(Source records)
══════
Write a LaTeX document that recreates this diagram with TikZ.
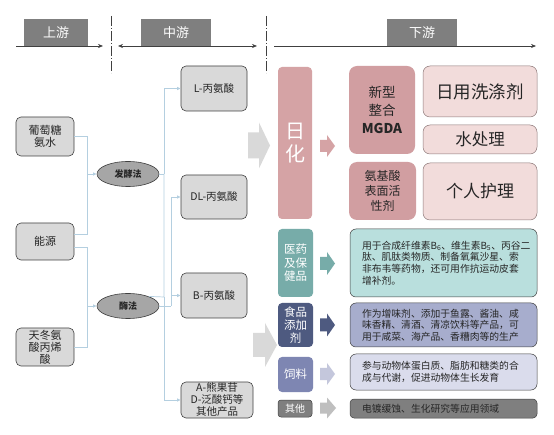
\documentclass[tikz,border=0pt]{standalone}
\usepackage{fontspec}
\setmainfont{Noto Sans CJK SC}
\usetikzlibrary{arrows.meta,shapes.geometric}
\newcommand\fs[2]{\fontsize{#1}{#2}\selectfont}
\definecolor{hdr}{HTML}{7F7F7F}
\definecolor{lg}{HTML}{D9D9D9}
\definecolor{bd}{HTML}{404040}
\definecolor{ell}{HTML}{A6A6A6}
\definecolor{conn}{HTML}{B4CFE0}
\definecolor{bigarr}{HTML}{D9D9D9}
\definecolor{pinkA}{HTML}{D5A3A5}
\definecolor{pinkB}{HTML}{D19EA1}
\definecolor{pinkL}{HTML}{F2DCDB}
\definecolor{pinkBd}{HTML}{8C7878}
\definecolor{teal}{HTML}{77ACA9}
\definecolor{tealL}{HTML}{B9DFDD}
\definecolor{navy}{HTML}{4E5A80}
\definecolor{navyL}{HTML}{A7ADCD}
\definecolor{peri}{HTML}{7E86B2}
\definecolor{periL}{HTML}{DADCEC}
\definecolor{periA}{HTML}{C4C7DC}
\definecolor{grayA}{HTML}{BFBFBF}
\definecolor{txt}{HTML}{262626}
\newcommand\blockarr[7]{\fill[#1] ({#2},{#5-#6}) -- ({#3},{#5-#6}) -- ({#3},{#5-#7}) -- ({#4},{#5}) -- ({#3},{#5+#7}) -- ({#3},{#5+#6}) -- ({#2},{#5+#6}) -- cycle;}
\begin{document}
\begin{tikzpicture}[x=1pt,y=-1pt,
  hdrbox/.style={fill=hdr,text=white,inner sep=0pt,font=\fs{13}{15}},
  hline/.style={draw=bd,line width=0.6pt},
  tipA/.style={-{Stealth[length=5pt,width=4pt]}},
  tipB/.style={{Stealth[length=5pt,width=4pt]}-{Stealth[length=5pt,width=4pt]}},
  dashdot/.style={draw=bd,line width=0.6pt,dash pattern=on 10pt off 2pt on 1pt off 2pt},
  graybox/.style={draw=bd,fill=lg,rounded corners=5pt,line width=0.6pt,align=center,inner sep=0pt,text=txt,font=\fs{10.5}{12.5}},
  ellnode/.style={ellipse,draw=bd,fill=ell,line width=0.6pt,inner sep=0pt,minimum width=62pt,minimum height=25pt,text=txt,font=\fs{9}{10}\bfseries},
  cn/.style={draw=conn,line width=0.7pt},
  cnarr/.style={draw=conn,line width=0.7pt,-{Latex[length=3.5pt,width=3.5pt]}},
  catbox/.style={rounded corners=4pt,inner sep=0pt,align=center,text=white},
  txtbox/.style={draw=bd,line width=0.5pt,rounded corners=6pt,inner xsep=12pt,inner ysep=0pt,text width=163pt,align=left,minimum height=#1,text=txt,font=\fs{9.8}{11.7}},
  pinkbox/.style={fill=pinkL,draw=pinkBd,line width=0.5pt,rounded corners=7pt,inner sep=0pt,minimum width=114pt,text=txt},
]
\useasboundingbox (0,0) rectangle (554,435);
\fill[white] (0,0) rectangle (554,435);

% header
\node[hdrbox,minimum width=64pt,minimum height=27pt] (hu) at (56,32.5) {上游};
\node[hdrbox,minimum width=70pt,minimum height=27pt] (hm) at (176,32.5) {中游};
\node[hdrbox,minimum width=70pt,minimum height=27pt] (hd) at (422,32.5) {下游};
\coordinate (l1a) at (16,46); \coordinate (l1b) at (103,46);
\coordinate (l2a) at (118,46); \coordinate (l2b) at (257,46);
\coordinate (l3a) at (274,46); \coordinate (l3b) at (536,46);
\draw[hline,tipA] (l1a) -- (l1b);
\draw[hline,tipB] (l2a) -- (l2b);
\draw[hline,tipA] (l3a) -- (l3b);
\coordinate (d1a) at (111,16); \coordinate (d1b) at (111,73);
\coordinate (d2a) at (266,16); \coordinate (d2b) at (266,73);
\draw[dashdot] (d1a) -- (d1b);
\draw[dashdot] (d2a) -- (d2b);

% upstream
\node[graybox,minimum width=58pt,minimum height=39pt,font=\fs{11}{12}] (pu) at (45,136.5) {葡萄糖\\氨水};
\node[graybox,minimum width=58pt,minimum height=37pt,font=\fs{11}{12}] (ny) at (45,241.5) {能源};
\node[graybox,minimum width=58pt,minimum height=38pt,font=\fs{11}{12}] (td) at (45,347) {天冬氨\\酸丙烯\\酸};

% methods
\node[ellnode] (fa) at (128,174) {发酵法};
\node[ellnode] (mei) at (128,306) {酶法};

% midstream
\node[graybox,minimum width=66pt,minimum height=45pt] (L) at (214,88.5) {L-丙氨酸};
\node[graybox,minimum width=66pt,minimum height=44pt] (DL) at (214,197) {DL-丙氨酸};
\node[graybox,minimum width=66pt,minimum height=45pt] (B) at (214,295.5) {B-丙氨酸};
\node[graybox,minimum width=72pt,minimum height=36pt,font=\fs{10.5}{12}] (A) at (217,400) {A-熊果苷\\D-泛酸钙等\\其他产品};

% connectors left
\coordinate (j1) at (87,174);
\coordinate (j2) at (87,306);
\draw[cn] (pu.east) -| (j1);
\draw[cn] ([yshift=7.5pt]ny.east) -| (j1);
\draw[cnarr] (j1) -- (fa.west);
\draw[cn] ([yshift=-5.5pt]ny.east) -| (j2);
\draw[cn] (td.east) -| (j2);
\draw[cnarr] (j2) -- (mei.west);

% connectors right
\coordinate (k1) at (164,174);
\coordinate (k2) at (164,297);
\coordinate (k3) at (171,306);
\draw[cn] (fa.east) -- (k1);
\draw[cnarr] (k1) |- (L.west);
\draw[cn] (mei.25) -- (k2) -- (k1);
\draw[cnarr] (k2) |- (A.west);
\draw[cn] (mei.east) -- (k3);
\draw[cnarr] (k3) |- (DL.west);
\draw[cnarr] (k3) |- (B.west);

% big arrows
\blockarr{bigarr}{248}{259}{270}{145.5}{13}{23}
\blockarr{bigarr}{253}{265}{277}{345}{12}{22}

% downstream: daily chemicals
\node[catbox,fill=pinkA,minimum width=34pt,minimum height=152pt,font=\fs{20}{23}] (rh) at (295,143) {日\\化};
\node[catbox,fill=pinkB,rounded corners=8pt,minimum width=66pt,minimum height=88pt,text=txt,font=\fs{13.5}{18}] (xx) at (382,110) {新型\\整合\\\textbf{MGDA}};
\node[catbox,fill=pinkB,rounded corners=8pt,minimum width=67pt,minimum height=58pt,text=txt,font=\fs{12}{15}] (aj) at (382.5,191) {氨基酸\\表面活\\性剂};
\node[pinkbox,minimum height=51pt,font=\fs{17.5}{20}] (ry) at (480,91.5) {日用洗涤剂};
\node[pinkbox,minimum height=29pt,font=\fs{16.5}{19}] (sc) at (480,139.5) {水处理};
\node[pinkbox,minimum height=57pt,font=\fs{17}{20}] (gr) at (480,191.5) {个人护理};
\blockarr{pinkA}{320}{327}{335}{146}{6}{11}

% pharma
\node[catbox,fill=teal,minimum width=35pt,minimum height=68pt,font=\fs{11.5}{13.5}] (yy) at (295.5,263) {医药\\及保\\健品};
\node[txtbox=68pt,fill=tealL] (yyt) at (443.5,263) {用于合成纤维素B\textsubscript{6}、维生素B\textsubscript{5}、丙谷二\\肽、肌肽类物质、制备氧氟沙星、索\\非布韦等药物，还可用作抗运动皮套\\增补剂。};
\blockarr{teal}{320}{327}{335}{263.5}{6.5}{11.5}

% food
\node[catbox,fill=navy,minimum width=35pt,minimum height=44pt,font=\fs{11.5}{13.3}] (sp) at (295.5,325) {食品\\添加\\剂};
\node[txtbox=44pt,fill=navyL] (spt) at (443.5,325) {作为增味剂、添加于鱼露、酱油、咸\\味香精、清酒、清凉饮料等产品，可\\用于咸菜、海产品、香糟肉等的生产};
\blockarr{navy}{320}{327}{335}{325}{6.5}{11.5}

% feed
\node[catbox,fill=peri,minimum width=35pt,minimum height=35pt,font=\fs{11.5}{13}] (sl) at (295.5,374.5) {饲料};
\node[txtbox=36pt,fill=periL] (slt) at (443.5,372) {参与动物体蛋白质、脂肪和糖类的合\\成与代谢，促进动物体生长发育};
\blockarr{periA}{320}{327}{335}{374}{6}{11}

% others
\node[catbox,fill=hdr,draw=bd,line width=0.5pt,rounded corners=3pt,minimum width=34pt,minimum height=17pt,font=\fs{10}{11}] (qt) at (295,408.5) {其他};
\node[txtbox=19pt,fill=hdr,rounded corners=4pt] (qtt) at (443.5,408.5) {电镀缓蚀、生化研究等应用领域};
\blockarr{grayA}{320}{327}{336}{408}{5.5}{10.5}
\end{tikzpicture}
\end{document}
══════
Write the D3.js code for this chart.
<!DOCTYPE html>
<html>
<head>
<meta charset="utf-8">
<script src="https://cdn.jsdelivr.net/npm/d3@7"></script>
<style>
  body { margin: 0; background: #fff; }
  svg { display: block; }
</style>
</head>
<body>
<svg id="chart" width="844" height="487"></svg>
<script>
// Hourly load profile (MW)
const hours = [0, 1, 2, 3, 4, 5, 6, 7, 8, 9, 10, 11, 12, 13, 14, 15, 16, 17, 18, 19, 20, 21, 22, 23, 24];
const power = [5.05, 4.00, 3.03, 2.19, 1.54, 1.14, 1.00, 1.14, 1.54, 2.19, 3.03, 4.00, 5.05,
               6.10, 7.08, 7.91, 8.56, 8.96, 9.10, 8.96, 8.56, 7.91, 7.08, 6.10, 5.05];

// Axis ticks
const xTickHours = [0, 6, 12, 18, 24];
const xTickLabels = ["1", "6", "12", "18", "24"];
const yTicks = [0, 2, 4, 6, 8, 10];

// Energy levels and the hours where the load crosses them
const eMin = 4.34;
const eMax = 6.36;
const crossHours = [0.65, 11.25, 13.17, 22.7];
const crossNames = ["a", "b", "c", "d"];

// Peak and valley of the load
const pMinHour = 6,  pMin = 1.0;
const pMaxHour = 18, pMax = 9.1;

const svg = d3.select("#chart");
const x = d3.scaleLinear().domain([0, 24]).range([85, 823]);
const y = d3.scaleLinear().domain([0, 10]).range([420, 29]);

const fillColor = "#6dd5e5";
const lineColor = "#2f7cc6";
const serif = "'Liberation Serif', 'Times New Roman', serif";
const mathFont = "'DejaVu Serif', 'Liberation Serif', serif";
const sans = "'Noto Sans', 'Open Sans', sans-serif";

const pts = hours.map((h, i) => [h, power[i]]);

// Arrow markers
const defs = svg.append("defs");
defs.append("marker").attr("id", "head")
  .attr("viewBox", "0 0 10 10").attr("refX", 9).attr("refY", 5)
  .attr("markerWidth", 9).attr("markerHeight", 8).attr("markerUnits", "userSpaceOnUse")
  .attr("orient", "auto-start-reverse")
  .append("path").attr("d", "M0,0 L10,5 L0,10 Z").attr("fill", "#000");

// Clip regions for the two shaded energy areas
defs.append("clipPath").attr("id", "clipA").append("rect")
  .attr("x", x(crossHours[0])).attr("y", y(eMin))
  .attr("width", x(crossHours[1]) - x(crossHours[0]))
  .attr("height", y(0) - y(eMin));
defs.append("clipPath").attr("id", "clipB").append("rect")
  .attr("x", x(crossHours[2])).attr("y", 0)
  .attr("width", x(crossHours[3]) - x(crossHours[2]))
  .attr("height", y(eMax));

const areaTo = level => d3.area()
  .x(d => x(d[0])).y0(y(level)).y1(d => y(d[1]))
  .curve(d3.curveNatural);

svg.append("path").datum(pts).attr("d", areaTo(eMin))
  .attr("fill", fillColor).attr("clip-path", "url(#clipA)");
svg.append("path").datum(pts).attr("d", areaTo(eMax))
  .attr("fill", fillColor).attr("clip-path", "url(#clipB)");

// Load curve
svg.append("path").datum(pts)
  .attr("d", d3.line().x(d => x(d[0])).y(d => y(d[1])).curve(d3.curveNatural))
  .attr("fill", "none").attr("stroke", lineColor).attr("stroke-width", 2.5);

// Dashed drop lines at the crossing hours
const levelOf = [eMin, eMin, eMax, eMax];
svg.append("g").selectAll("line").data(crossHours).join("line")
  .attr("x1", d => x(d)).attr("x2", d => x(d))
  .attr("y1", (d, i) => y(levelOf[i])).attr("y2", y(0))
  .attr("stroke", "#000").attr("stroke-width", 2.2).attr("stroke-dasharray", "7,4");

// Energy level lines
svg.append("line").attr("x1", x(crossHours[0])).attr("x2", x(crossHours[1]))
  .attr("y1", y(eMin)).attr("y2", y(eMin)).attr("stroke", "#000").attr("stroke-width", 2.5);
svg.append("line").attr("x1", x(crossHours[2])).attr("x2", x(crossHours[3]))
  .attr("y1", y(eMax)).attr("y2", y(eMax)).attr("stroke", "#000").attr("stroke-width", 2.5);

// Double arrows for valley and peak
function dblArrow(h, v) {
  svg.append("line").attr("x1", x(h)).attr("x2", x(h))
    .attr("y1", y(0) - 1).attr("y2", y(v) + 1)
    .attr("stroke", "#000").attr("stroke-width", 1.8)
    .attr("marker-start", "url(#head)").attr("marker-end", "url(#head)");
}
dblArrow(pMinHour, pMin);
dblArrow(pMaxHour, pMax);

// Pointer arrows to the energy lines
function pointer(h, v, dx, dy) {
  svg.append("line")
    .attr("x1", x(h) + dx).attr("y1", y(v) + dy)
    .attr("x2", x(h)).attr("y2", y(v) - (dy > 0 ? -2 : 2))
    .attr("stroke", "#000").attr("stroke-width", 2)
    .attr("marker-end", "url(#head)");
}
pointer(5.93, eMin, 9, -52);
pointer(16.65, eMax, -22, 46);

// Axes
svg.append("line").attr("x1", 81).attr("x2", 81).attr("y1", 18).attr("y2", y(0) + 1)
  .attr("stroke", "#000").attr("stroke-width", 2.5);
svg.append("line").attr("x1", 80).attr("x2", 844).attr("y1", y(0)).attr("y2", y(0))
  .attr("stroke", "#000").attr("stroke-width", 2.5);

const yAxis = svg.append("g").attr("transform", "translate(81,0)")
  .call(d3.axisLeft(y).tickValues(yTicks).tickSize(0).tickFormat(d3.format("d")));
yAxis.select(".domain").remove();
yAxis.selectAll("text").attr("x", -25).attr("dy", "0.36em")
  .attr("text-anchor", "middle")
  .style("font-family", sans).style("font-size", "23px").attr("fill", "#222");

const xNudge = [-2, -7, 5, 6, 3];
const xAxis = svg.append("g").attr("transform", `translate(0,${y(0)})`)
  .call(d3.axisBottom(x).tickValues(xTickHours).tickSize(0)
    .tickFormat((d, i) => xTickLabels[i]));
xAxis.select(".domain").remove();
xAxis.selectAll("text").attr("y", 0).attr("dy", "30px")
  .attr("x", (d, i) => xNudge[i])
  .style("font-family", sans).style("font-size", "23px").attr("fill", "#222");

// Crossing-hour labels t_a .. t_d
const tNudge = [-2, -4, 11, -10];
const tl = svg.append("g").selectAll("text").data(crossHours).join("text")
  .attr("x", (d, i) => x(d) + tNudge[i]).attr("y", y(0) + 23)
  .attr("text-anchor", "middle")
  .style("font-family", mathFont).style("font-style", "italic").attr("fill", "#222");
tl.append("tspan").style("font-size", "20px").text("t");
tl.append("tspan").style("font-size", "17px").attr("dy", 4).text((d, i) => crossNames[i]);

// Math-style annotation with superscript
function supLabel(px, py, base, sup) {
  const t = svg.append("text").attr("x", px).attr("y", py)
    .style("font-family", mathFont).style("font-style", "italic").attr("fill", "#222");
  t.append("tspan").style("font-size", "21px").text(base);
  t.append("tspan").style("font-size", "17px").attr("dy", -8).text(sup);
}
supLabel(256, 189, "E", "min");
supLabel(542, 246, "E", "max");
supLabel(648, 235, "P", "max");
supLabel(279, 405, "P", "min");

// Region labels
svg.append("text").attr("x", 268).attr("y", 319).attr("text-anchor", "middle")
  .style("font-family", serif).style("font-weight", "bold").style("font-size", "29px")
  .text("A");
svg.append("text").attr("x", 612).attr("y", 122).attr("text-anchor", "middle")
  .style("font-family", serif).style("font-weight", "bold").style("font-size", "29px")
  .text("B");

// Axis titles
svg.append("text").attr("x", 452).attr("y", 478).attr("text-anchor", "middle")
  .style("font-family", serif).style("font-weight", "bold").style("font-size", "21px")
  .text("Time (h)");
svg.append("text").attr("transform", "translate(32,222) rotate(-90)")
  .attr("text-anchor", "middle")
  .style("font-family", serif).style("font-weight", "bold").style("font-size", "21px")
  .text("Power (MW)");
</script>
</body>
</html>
══════
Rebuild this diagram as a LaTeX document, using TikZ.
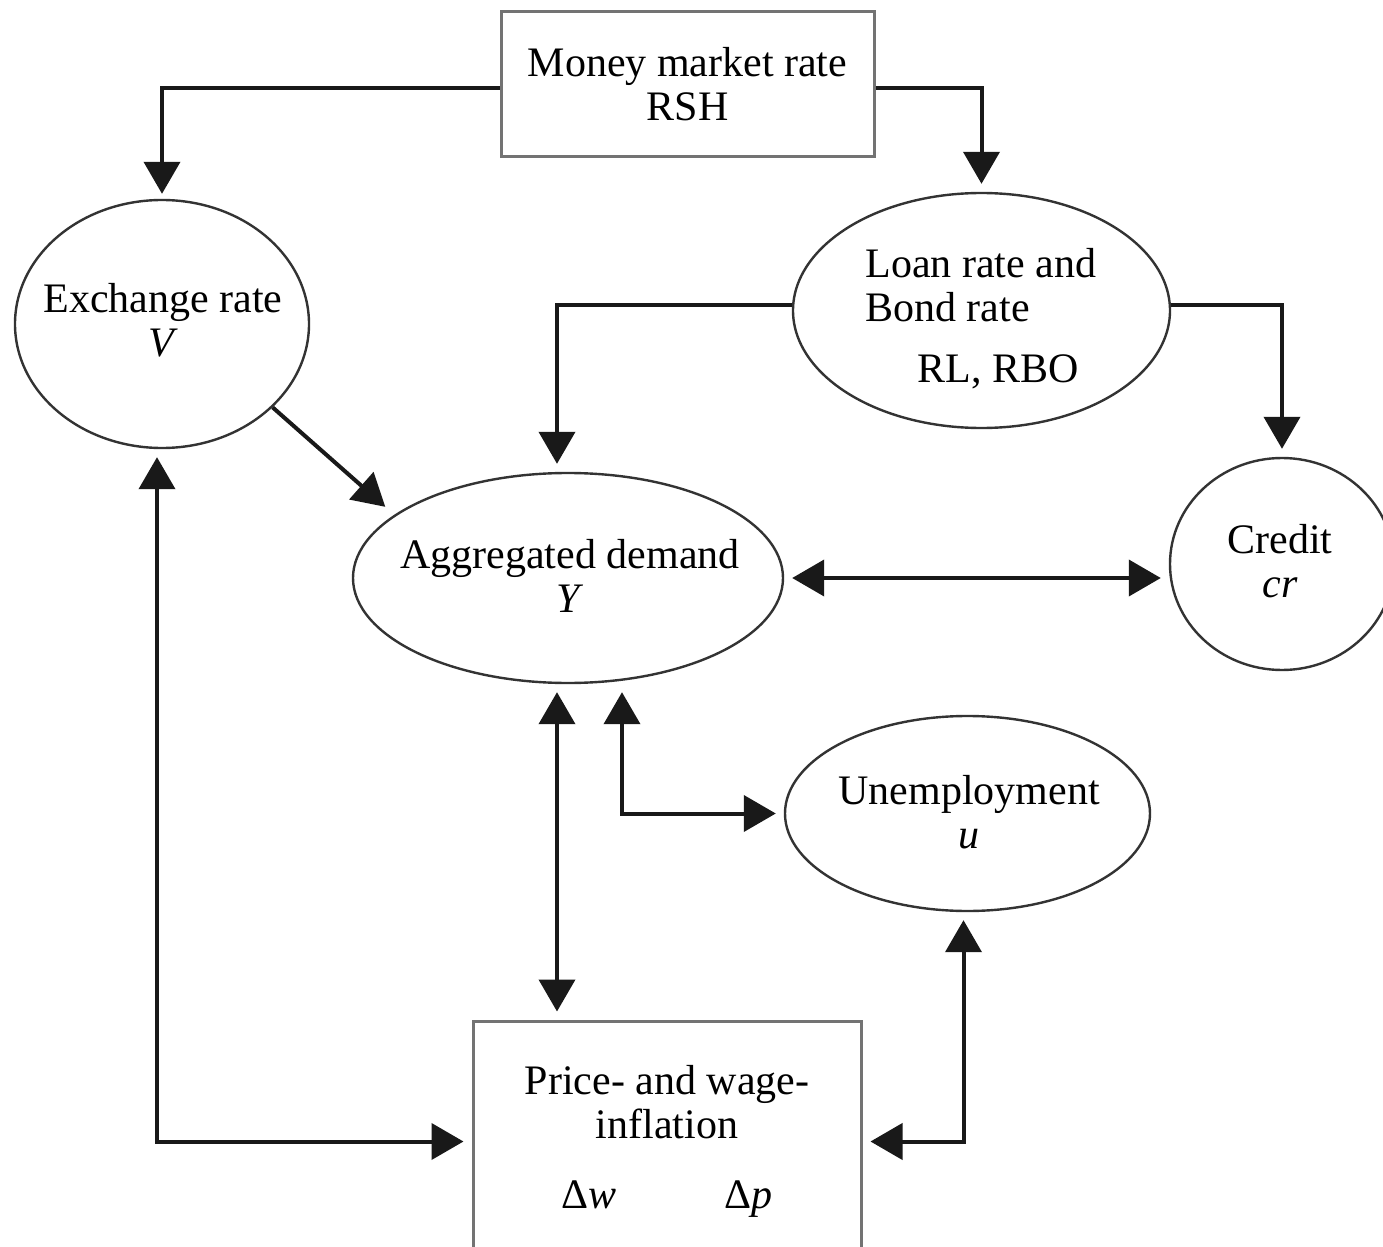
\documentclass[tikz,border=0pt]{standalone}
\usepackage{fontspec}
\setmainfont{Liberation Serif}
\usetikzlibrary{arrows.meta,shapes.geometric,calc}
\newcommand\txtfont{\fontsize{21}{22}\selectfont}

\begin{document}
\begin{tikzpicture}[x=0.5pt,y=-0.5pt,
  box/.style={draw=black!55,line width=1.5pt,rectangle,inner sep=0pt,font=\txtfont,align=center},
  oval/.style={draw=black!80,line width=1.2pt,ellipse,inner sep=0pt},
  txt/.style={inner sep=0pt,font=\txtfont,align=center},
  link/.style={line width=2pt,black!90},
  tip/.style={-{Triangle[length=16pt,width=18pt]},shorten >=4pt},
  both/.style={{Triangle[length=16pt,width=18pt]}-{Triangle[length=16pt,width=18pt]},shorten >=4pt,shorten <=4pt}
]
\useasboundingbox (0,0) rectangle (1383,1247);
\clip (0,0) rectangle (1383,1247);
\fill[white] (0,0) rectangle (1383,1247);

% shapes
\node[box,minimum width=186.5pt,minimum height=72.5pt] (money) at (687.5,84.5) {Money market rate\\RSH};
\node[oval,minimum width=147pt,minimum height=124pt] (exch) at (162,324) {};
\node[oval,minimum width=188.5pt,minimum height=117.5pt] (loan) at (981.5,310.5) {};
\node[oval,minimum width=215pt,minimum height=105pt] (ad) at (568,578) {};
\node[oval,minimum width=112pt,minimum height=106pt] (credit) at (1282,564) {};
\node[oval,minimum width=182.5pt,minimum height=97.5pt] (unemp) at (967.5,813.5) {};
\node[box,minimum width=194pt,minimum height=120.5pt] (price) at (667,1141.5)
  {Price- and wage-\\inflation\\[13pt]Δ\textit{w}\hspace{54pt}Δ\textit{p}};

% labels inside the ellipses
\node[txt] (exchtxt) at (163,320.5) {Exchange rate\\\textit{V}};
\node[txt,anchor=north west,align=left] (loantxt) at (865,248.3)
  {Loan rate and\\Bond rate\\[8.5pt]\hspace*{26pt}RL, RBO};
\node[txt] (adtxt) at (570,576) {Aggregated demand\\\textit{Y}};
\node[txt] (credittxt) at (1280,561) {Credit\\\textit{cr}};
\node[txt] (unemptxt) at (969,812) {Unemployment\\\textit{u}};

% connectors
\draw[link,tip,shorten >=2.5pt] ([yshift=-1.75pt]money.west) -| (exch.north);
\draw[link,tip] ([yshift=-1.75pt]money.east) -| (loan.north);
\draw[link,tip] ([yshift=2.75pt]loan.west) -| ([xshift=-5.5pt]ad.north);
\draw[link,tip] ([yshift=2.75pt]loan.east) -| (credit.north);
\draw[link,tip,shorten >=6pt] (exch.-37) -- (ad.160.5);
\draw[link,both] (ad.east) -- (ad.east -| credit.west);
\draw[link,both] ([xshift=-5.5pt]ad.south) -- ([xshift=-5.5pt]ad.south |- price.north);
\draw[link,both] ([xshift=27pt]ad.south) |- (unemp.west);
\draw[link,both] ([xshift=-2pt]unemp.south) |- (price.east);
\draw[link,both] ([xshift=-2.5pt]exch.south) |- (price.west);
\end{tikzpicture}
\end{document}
══════
§ **TASK BRIEF**
Tally the lines in this data that hold the word "Write" and state only the count.

§ **SOLUTION TO THE PROBLEM**
2